* **Instructions for the task**
Reproduce each line of the material exactly, minus any picture.

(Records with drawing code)
◇ ◇ ◇

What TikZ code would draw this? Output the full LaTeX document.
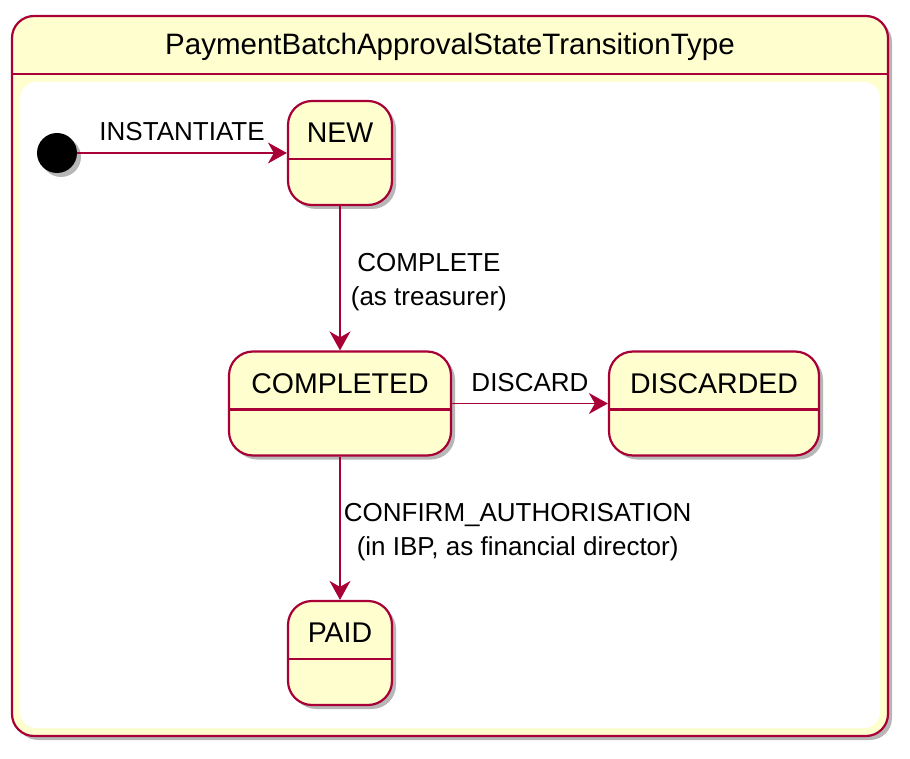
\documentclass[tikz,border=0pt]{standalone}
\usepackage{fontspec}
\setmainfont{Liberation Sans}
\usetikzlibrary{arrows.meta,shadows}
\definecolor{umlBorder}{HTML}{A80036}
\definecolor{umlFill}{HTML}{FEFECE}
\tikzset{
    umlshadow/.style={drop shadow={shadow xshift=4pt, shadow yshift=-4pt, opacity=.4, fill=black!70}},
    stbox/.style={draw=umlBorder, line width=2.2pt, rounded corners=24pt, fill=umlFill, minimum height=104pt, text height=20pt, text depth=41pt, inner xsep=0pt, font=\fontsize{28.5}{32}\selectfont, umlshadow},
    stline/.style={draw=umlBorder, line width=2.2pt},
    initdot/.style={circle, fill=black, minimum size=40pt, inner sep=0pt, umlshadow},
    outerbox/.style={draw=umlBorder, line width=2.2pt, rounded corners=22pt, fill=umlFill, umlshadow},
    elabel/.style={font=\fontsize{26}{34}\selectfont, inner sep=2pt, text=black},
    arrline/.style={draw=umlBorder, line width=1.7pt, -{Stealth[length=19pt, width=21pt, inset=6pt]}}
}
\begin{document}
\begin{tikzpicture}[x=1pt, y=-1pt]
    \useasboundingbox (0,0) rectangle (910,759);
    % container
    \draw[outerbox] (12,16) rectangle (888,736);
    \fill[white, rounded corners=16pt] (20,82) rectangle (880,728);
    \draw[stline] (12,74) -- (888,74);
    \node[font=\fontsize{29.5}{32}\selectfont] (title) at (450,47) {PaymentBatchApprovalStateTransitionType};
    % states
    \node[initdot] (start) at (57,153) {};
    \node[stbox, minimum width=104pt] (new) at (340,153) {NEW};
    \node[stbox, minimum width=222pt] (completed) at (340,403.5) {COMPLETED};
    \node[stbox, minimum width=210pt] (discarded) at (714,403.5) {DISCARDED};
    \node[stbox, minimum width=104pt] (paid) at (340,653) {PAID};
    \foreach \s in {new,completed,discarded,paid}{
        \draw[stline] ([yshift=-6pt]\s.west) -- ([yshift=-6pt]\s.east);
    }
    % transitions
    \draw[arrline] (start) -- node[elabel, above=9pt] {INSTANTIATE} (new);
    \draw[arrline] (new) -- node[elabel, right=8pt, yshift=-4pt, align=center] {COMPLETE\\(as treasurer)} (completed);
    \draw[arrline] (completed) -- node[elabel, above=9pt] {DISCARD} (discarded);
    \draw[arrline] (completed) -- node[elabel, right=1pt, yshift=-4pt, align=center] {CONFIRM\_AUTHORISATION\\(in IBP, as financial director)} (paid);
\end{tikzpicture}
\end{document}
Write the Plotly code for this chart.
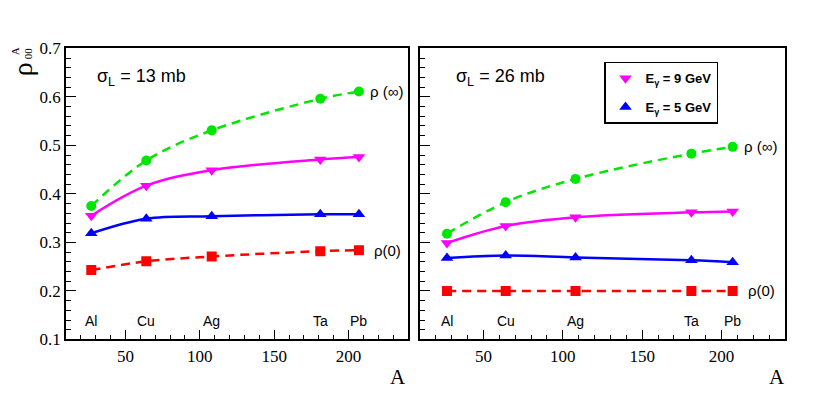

◇ ◇ ◇

* **Finished task**
What TikZ code would draw this? Output the full LaTeX document.
\documentclass[tikz,border=0pt]{standalone}
\usepackage{fontspec}
\setmainfont{Liberation Sans}
\usetikzlibrary{arrows.meta,shadows}
\definecolor{umlBorder}{HTML}{A80036}
\definecolor{umlFill}{HTML}{FEFECE}
\tikzset{
    umlshadow/.style={drop shadow={shadow xshift=4pt, shadow yshift=-4pt, opacity=.4, fill=black!70}},
    stbox/.style={draw=umlBorder, line width=2.2pt, rounded corners=24pt, fill=umlFill, minimum height=104pt, text height=20pt, text depth=41pt, inner xsep=0pt, font=\fontsize{28.5}{32}\selectfont, umlshadow},
    stline/.style={draw=umlBorder, line width=2.2pt},
    initdot/.style={circle, fill=black, minimum size=40pt, inner sep=0pt, umlshadow},
    outerbox/.style={draw=umlBorder, line width=2.2pt, rounded corners=22pt, fill=umlFill, umlshadow},
    elabel/.style={font=\fontsize{26}{34}\selectfont, inner sep=2pt, text=black},
    arrline/.style={draw=umlBorder, line width=1.7pt, -{Stealth[length=19pt, width=21pt, inset=6pt]}}
}
\begin{document}
\begin{tikzpicture}[x=1pt, y=-1pt]
    \useasboundingbox (0,0) rectangle (910,759);
    % container
    \draw[outerbox] (12,16) rectangle (888,736);
    \fill[white, rounded corners=16pt] (20,82) rectangle (880,728);
    \draw[stline] (12,74) -- (888,74);
    \node[font=\fontsize{29.5}{32}\selectfont] (title) at (450,47) {PaymentBatchApprovalStateTransitionType};
    % states
    \node[initdot] (start) at (57,153) {};
    \node[stbox, minimum width=104pt] (new) at (340,153) {NEW};
    \node[stbox, minimum width=222pt] (completed) at (340,403.5) {COMPLETED};
    \node[stbox, minimum width=210pt] (discarded) at (714,403.5) {DISCARDED};
    \node[stbox, minimum width=104pt] (paid) at (340,653) {PAID};
    \foreach \s in {new,completed,discarded,paid}{
        \draw[stline] ([yshift=-6pt]\s.west) -- ([yshift=-6pt]\s.east);
    }
    % transitions
    \draw[arrline] (start) -- node[elabel, above=9pt] {INSTANTIATE} (new);
    \draw[arrline] (new) -- node[elabel, right=8pt, yshift=-4pt, align=center] {COMPLETE\\(as treasurer)} (completed);
    \draw[arrline] (completed) -- node[elabel, above=9pt] {DISCARD} (discarded);
    \draw[arrline] (completed) -- node[elabel, right=1pt, yshift=-4pt, align=center] {CONFIRM\_AUTHORISATION\\(in IBP, as financial director)} (paid);
\end{tikzpicture}
\end{document}
Write the Plotly code for this chart.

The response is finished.